In the case of Sony they only share sales numbers of a few games from time to time, and they don't need to be the most successful ones. As an example, in their latest PR they included a game from last year: Miles Morales. But they didn't include 2 other games they also released in H2 2020 that are way more successful: TLOU2 and GoT.
Does it mean TLOU2 and GoT tanked? Not at all. It just means that Sony only includes a handful games in the press releases, those that in that moment make sense in PR terms. This time they decided to share sales of the PS5 1st party games, and Demon's Souls isn't one of them.
Pretty likely somewhere soon they will announce the acquisition of Bluepoint, and they mention Demon's Souls sales in that press release. Or maybe they will wait until the game reaches certain milestone, like 3 or 5 million units sold.
The press release included the sales of their 1st party games, not sales of 2nd party or 3rd party ones. Demon's Souls not being there doesn't mean it had bad sales.
To guess they were around 10M was easy, and they have been wrong constantly always. Obviusly from time to time after making a gazillion guesses eventually some of them may end being accurate.
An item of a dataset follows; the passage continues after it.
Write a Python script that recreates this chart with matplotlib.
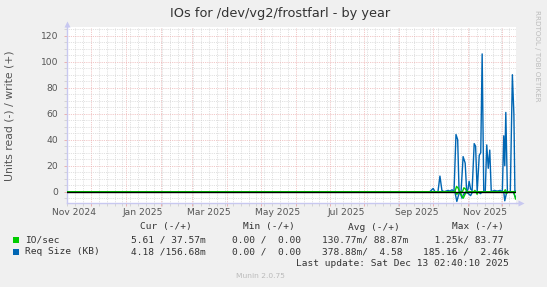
import matplotlib
matplotlib.use("Agg")
import matplotlib.pyplot as plt
import matplotlib.dates as mdates
import numpy as np
import pandas as pd
from matplotlib.ticker import MultipleLocator

# ---------------- data ----------------
x_start = "2024-11-09 08:00"
x_end = "2025-12-13 02:40"

reqsize_write_dates = ["2024-11-09 08:00", "2025-09-28 00:00", "2025-10-01 00:00", "2025-10-02 14:00",
                       "2025-10-05 06:00", "2025-10-07 00:00", "2025-10-08 18:00", "2025-10-10 14:00",
                       "2025-10-14 06:00", "2025-10-16 00:00", "2025-10-17 18:00", "2025-10-19 12:00",
                       "2025-10-21 06:00", "2025-10-22 18:00", "2025-10-24 00:00", "2025-10-25 18:00",
                       "2025-10-27 14:00", "2025-10-29 10:00", "2025-10-30 18:00", "2025-11-01 00:00",
                       "2025-11-01 22:00", "2025-11-03 06:00", "2025-11-04 14:00", "2025-11-06 10:00",
                       "2025-11-07 16:00", "2025-11-09 02:00", "2025-11-10 22:00", "2025-11-12 06:00",
                       "2025-11-13 12:00", "2025-11-14 22:00", "2025-11-16 06:00", "2025-11-17 14:00",
                       "2025-11-18 22:00", "2025-11-20 06:00", "2025-11-21 14:00", "2025-11-24 06:00",
                       "2025-11-26 22:00", "2025-11-29 14:00", "2025-12-01 10:00", "2025-12-02 16:00",
                       "2025-12-03 14:00", "2025-12-04 12:00", "2025-12-05 22:00", "2025-12-08 12:00",
                       "2025-12-10 08:00", "2025-12-11 16:00", "2025-12-12 14:00", "2025-12-13 02:40"]
reqsize_write_vals = [0, 0, 2.5, 0,
                      0, 12, 1, 0,
                      1, 0.5, 1.5, 0,
                      44, 40, 0, 0,
                      27, 22, 0, 2,
                      8, 2, 1, 37,
                      35, 0, 28, 30,
                      106, 0, 0, 36,
                      18, 32, 0, 1,
                      0.5, 1, 0, 43,
                      20, 61, 0, 0,
                      90, 60, 0.16, 0.157]

reqsize_read_dates = ["2024-11-09 08:00", "2025-10-20 06:00", "2025-10-22 00:00", "2025-10-23 10:00",
                      "2025-10-24 18:00", "2025-10-26 14:00", "2025-10-28 00:00", "2025-10-30 06:00",
                      "2025-11-03 06:00", "2025-11-05 00:00", "2025-11-10 00:00", "2025-11-12 00:00",
                      "2025-11-13 12:00", "2025-12-02 16:00", "2025-12-03 14:00", "2025-12-05 00:00",
                      "2025-12-06 12:00", "2025-12-11 00:00", "2025-12-13 02:40"]
reqsize_read_vals = [0, 0, 7.5, 3,
                     0, 5, 2, 0,
                     3, 0, 0, 1.5,
                     0, 0, 7, 1.5,
                     0, 0, 4.18]

iosec_write_dates = ["2024-11-09 08:00", "2025-10-20 06:00", "2025-10-21 18:00", "2025-10-23 00:00",
                     "2025-10-24 12:00", "2025-10-27 00:00", "2025-10-28 06:00", "2025-10-29 18:00",
                     "2025-10-31 00:00", "2025-11-06 00:00", "2025-11-07 00:00", "2025-11-08 00:00",
                     "2025-12-03 00:00", "2025-12-04 00:00", "2025-12-05 00:00", "2025-12-13 02:40"]
iosec_write_vals = [0, 0, 4, 3,
                    0, 0, 3, 2,
                    0, 0, 1, 0,
                    0, 1.5, 0, 0.038]

iosec_read_dates = ["2024-11-09 08:00", "2025-10-20 12:00", "2025-10-22 00:00", "2025-10-23 06:00",
                    "2025-10-24 18:00", "2025-10-26 06:00", "2025-10-27 18:00", "2025-10-29 06:00",
                    "2025-10-31 00:00", "2025-11-08 00:00", "2025-11-09 00:00", "2025-11-10 00:00",
                    "2025-12-04 00:00", "2025-12-05 00:00", "2025-12-06 00:00", "2025-12-11 12:00",
                    "2025-12-13 02:40"]
iosec_read_vals = [0, 0, 2, 1,
                   0, 3, 5, 2,
                   0, 0, 2, 0,
                   0, 1.5, 0, 0,
                   5.61]

month_label_dates = ["2024-11-16", "2025-01-16", "2025-03-16", "2025-05-16",
                     "2025-07-16", "2025-09-16", "2025-11-16"]
month_labels = ["Nov 2024", "Jan 2025", "Mar 2025", "May 2025", "Jul 2025", "Sep 2025", "Nov 2025"]

series_names = ["IO/sec", "Req Size (KB)"]
series_colors = ["#00CC00", "#0066B3"]
legend_cur = ["5.61 / 37.57m", "4.18 /156.68m"]
legend_min = ["0.00 /  0.00", "0.00 /  0.00"]
legend_avg = ["130.77m/ 88.87m", "378.88m/  4.58"]
legend_max = ["  1.25k/ 83.77", "185.16 /  2.46k"]

title = "IOs for /dev/vg2/frostfarl - by year"
ylabel = "Units read (-) / write (+)"
last_update = "Last update: Sat Dec 13 02:40:10 2025"
version = "Munin 2.0.75"

# ---------------- figure ----------------
W, H = 547, 287
fig = plt.figure(figsize=(W / 100, H / 100), dpi=100, facecolor="#F0F0F0")

L, R, T, B = 66.5, 515.5, 26.5, 203
ax = fig.add_axes([L / W, (H - B) / H, (R - L) / W, (B - T) / H])
ax.set_facecolor("#FFFFFF")

mono = "DejaVu Sans Mono"
txtc = "#333333"
tickc = "#555555"
minor_c = "#CFCFCF"
major_c = "#EAA6A6"
axis_c = "#C8C8F0"

def dt(lst):
    return pd.to_datetime(lst)

ax.plot(dt(reqsize_write_dates), reqsize_write_vals, color=series_colors[1], lw=1.0, zorder=4)
ax.plot(dt(reqsize_read_dates), -np.array(reqsize_read_vals), color=series_colors[1], lw=1.0, zorder=4)
ax.plot(dt(iosec_write_dates), iosec_write_vals, color=series_colors[0], lw=1.0, zorder=5)
ax.plot(dt(iosec_read_dates), -np.array(iosec_read_vals), color=series_colors[0], lw=1.0, zorder=5)
ax.axhline(0, color="#000000", lw=1.0, zorder=6)

ax.set_xlim(pd.Timestamp(x_start), pd.Timestamp(x_end))
ax.set_ylim(-8.7, 127.1)

ax.xaxis.set_major_locator(mdates.MonthLocator())
ax.xaxis.set_minor_locator(mdates.WeekdayLocator(byweekday=mdates.SU))
ax.yaxis.set_major_locator(MultipleLocator(20))
ax.yaxis.set_minor_locator(MultipleLocator(5))
ax.xaxis.set_major_formatter(plt.NullFormatter())

ax.grid(which="minor", color=minor_c, lw=0.55, linestyle=(0, (1, 1.4)), zorder=1)
ax.grid(which="major", color=major_c, lw=0.55, linestyle=(0, (1, 1.4)), zorder=2)
ax.set_axisbelow(True)

ax.tick_params(axis="both", which="major", length=2.5, width=0.6, color=major_c,
               labelsize=6.6, labelcolor=tickc, pad=3.5)
ax.tick_params(axis="both", which="minor", length=2, width=0.6, color=minor_c)

for s in ["top", "right"]:
    ax.spines[s].set_visible(False)
for s in ["left", "bottom"]:
    ax.spines[s].set_color(axis_c)
    ax.spines[s].set_linewidth(1.0)

# axis arrows
ax.plot([1, 1 + 4 / (R - L)], [0, 0], transform=ax.transAxes, color=axis_c, lw=1.0, clip_on=False)
ax.plot([1 + 5 / (R - L)], [0], transform=ax.transAxes, marker=">", ms=4.5, color=axis_c,
        clip_on=False, mec="none")
ax.plot([0, 0], [1, 1 + 2 / (B - T)], transform=ax.transAxes, color=axis_c, lw=1.0, clip_on=False)
ax.plot([0], [1 + 3 / (B - T)], transform=ax.transAxes, marker="^", ms=4.5, color=axis_c,
        clip_on=False, mec="none")

# month labels (centered mid-interval like rrdtool)
for d, lab in zip(month_label_dates, month_labels):
    ax.text(pd.Timestamp(d), -(212.5 - B) / (B - T), lab, transform=ax.get_xaxis_transform(),
            ha="center", va="center", fontsize=6.6, color=tickc)

def fx(px):
    return px / W

def fy(py):
    return (H - py) / H

fig.text(fx(280), fy(13), title, ha="center", va="center", fontsize=9.3, color=txtc)
fig.text(fx(10), fy(116), ylabel, ha="center", va="center", rotation=90, fontsize=7.8, color=tickc)
fig.text(fx(536.7), fy(102), "RRDTOOL / TOBI OETIKER", ha="center", va="bottom", rotation=270,
         fontsize=5.1, color="#BBBBBB")

# legend block
headers = ["Cur (-/+)", "Min (-/+)", "Avg (-/+)", "Max (-/+)"]
header_x = [140, 243, 348, 452]
for hx, htxt in zip(header_x, headers):
    fig.text(fx(hx), fy(227), htxt, ha="left", va="center", family=mono, fontsize=6.8, color=txtc)

row_y = [240, 251.7]
col_x = [131, 232, 322, 423]
for i in range(2):
    fig.patches.append(plt.Rectangle((fx(13), fy(row_y[i] + 3)), 6 / W, 6 / H,
                                     transform=fig.transFigure, color=series_colors[i], lw=0))
    fig.text(fx(25), fy(row_y[i]), series_names[i], ha="left", va="center", family=mono,
             fontsize=6.8, color=txtc)
    for cx, vals in zip(col_x, [legend_cur, legend_min, legend_avg, legend_max]):
        fig.text(fx(cx), fy(row_y[i]), vals[i], ha="left", va="center", family=mono,
                 fontsize=6.8, color=txtc)

fig.text(fx(509), fy(263.5), last_update, ha="right", va="center", family=mono, fontsize=6.8, color=txtc)
fig.text(fx(260), fy(276), version, ha="center", va="center", fontsize=5.4, color="#BBBBBB")

fig.savefig("out.png", dpi=100, facecolor=fig.get_facecolor())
They were niche when the original Demont's Soul was released. But Bloodborne, the Dark Souls games and Sekiro had very good sales and Elder Ring has been the most hyped game of E3. Soulsborne aren't Fortnite, but they have a great sales potential. Bloodborne 2 or their next IP could easily achieve over 5M copies, and maybe even may end reaching 10M, something only a few Sony games achieved.